Cormorant Topples in Bridgewater
Residents in Bridgewater, N.S. are growing increasingly concerned after a former RCN ship docked in the town's harbour tilted over due to heavy ice and snow. The vessel, previously commissioned as HMCS Cormorant, has been sitting in LaHave River with a forty-degree list.
The trouble began a few weeks earlier, when the Canadian Coast Guard said ice and snow collected on the ship's deck, causing it to tilt. And when water found its way into the hold on March 18, the ship started to sink.
"The vessel seems to be sitting on the bottom right now," said Keith Laidlaw, a senior response officer with the Coast Guard. "It hasn't moved through the tide cycles in the last couple of days, so we don't believe it will move anymore, but that is speculation.”
Locals are concerned that the damage incurred to the vessel could lead to chemicals spilling into the river. The ship contains nearly 200 litres of diesel fuel, as well as some lubrication oil and hydraulic fluids in the main engine crankcases.
What was once a proud part of the Canadian Forces, is now considered an eyesore by Bridgewater residents.

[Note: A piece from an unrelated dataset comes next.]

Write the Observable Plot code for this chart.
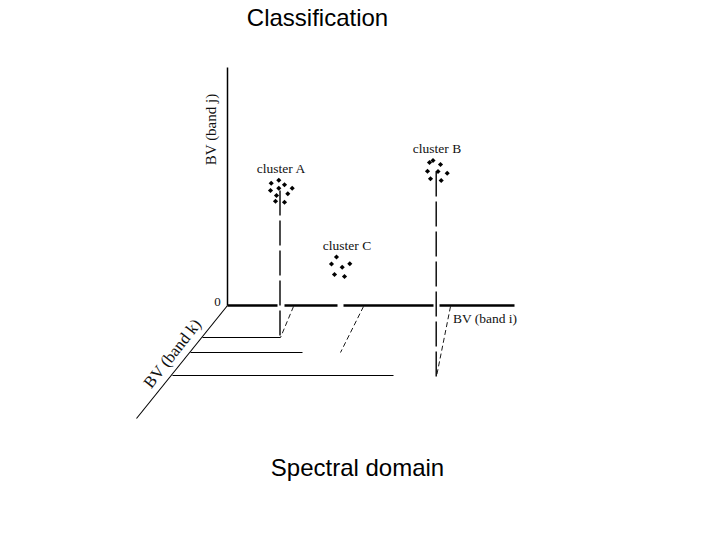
<!DOCTYPE html>
<html>
<head>
<meta charset="utf-8">
<script src="https://cdn.jsdelivr.net/npm/d3@7"></script>
<script src="https://cdn.jsdelivr.net/npm/@observablehq/plot@0.6"></script>
<style>
  html, body { margin: 0; padding: 0; background: #fff; }
  #page { position: relative; width: 720px; height: 540px; overflow: hidden; }
  #chart { position: absolute; left: 0; top: 0; }
  .title, .caption {
    position: absolute; left: 0; width: 635px; text-align: center;
    font-family: Arial, "Liberation Sans", sans-serif; font-size: 24px;
    line-height: 24px; color: #000; white-space: nowrap;
  }
  .title { top: 6px; }
  .caption { top: 456px; left: 40px; }
</style>
</head>
<body>
<div id="page">
  <div id="chart"></div>
  <div class="title" id="title"></div>
  <div class="caption" id="caption"></div>
</div>
<script>
// ---- Text ----
const titleText = "Classification";
const captionText = "Spectral domain";
const originLabel = "0";
const axisLabelJ = "BV (band j)";
const axisLabelI = "BV (band i)";
const axisLabelK = "BV (band k)";

// ---- Diagram geometry (diagram units) ----
const axisJ = [{x1: 227, y1: 67, x2: 227, y2: 305}];
const axisI = [
  {x1: 227, x2: 277, y: 305},
  {x1: 284, x2: 337, y: 305},
  {x1: 343, x2: 433, y: 305},
  {x1: 439, x2: 514, y: 305}
];
const axisK = [{x1: 227, y1: 305, x2: 136, y2: 418}];
const kGuides = [
  {x1: 202, x2: 280, y: 337},
  {x1: 190, x2: 302, y: 352},
  {x1: 172, x2: 393, y: 375}
];
const dropLines = [
  {x: 279.5, y1: 190, y2: 337},
  {x: 435.7, y1: 171, y2: 377}
];
const slantLines = [
  {x1: 293, y1: 306, x2: 280, y2: 337},
  {x1: 363, y1: 306, x2: 340, y2: 352},
  {x1: 450, y1: 306, x2: 436, y2: 376}
];

// ---- Cluster samples ----
const clusterA = [
  [270.7, 182.7], [278.3, 179.7], [270, 190], [278.3, 187.7], [284, 184.3],
  [291.7, 187.7], [287.3, 193.3], [276, 195], [275, 200.7], [284, 201.7]
];
const clusterB = [
  [429, 162], [432.5, 160], [440, 164], [427, 170.7], [446.7, 172.7],
  [430, 178.3], [440.7, 180], [437.5, 171]
];
const clusterC = [
  [336, 256.5], [331, 263.5], [349.3, 263.3], [341.7, 266.7], [334, 274], [344, 276]
];
const clusterLabels = [
  {name: "cluster A", x: 280.5, y: 172},
  {name: "cluster B", x: 436.5, y: 152},
  {name: "cluster C", x: 346.5, y: 249}
];

const points = [
  ...clusterA.map(([x, y]) => ({x, y, c: "A"})),
  ...clusterB.map(([x, y]) => ({x, y, c: "B"})),
  ...clusterC.map(([x, y]) => ({x, y, c: "C"}))
];

const serif = "'Liberation Serif', 'Times New Roman', 'DejaVu Serif', serif";

const chart = Plot.plot({
  width: 720,
  height: 540,
  margin: 0,
  style: {background: "transparent"},
  x: {domain: [0, 720], range: [0, 720], axis: null},
  y: {domain: [0, 540], range: [0, 540], axis: null},
  marks: [
    Plot.link(axisJ, {x1: "x1", y1: "y1", x2: "x2", y2: "y2", stroke: "#000", strokeWidth: 1.5}),
    Plot.link(axisK, {x1: "x1", y1: "y1", x2: "x2", y2: "y2", stroke: "#000", strokeWidth: 1.1}),
    Plot.link(kGuides, {x1: "x1", x2: "x2", y1: "y", y2: "y", stroke: "#000", strokeWidth: 1.2}),
    Plot.link(axisI, {x1: "x1", x2: "x2", y1: "y", y2: "y", stroke: "#000", strokeWidth: 2.6}),
    Plot.link(dropLines, {x1: "x", x2: "x", y1: "y1", y2: "y2", stroke: "#000", strokeWidth: 1.4, strokeDasharray: "25,5"}),
    Plot.link(slantLines, {x1: "x1", y1: "y1", x2: "x2", y2: "y2", stroke: "#000", strokeWidth: 0.9, strokeDasharray: "5,3"}),
    Plot.dot(points, {x: "x", y: "y", symbol: "diamond2", r: 2.3, fill: "#000", stroke: "none"}),
    Plot.text(clusterLabels, {x: "x", y: "y", text: "name", fontFamily: serif, fontSize: 13.5, fill: "#111", lineAnchor: "bottom"}),
    Plot.text([originLabel], {x: 217, y: 301, text: d => d, fontFamily: serif, fontSize: 13, fill: "#111"}),
    Plot.text([axisLabelI], {x: 484.5, y: 322, text: d => d, fontFamily: serif, fontSize: 13.5, fill: "#111", lineAnchor: "bottom"}),
    Plot.text([axisLabelJ], {x: 211, y: 129, text: d => d, fontFamily: serif, fontSize: 15, fill: "#111", rotate: -90}),
    Plot.text([axisLabelK], {x: 172, y: 353, text: d => d, fontFamily: serif, fontSize: 16.5, fill: "#111", rotate: -52})
  ]
});
document.getElementById("chart").appendChild(chart);
document.getElementById("title").textContent = titleText;
document.getElementById("caption").textContent = captionText;
</script>
</body>
</html>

Local fire crews have been called in by the ship's owners to help clean the ice and snow off the deck. The hope was that inspectors could then gain access to the hatches and inspect the ship's hold.
The Coast Guard says that refloating a ship of this size is expected to be a complex and expensive process, which may require special equipment from outside the province.
The ship, which began as an Italian fishing trawler, was involved in several high-profile missions as a Royal Canadian Navy dive tender.
The onboard mini-sub was used to recover the bell from the wreck of the SS Edmund Fitzgerald, which sank in Lake Superior in 1975 after it was hit by a storm. The sub was also used to visit the wreck of the Breadalbane, which was a British merchant barque that was crushed by ice and sank in the Arctic in 1853. Following the disappearance of John Franklin's expedition to the Northwest Passage, the Breadalbane helped to supply the vessels that were searching Arctic waters for Franklin and his crew.
The vessel has changed hands a couple times since its days in the navy, and now belongs to a group of creditors who hope to sell it.